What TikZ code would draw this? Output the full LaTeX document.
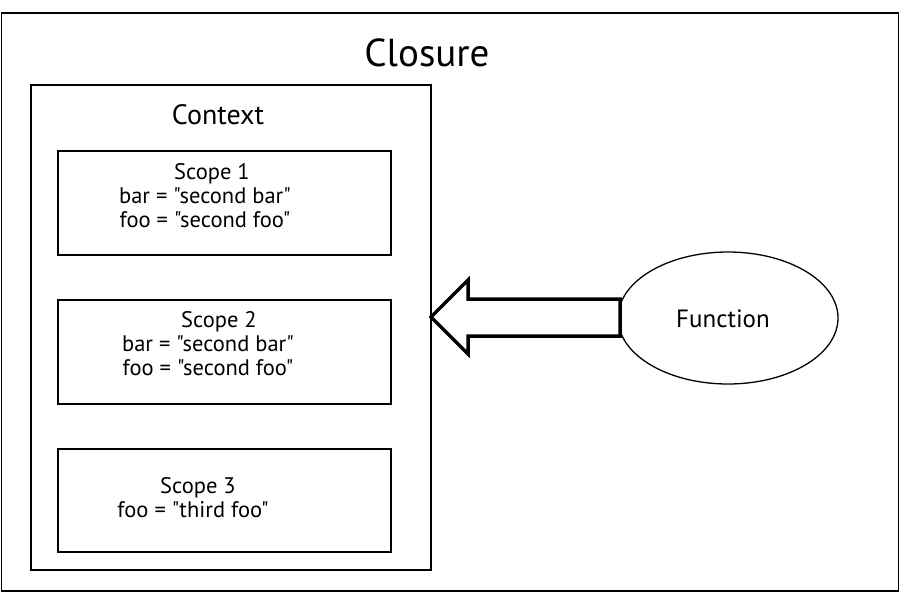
\documentclass[tikz,border=0pt]{standalone}
\usepackage{fontspec}
\setmainfont{PT Sans}[Ligatures=TeXOff]
\usetikzlibrary{shapes.geometric}
\begin{document}
\begin{tikzpicture}[x=1pt,y=-1pt,
  box/.style={draw=black,line width=1.3pt},
  lbl/.style={font=\fontsize{22.5}{24}\selectfont,align=center,inner sep=0pt},
  blockarrow/.style={draw=black,line width=3.5pt,fill=white,line join=miter}]
\useasboundingbox (0,0) rectangle (900,602);
\draw[box,line width=1.6pt] (1.5,13) rectangle (898.5,591);
\node[font=\fontsize{39}{42}\selectfont,inner sep=0pt] (closure) at (427,53) {Closure};
\draw[box] (31,85) rectangle (431,570);
\node[font=\fontsize{28}{30}\selectfont,inner sep=0pt] (context) at (218,115) {Context};
\draw[box] (58,151) rectangle (391,255);
\draw[box] (58,300) rectangle (391,404);
\draw[box] (58,449) rectangle (391,552);
\node[lbl] (s1) at (205,196) {\hspace*{14pt}Scope 1\\bar = "second bar"\\foo = "second foo"};
\node[lbl] (s2) at (208,344) {\hspace*{22pt}Scope 2\\bar = "second bar"\\foo = "second foo"};
\node[lbl] (s3) at (193,498) {\hspace*{10pt}Scope 3\\foo = "third foo"};
\node[draw=black,line width=1.3pt,ellipse,minimum width=220pt,minimum height=132pt,inner sep=0pt] (func) at (728,318) {};
\node[font=\fontsize{25}{28}\selectfont,inner sep=0pt] (ftext) at (723,319) {Function};
\coordinate (tip) at (431,317);
\draw[blockarrow] (tip) -- (468,280) -- (468,299) -- (620,299) -- (620,336) -- (468,336) -- (468,354) -- cycle;
\end{tikzpicture}
\end{document}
--------------------
Exercise description: Report the number of lines above that contain the word "draw", and only that number.

The result: 10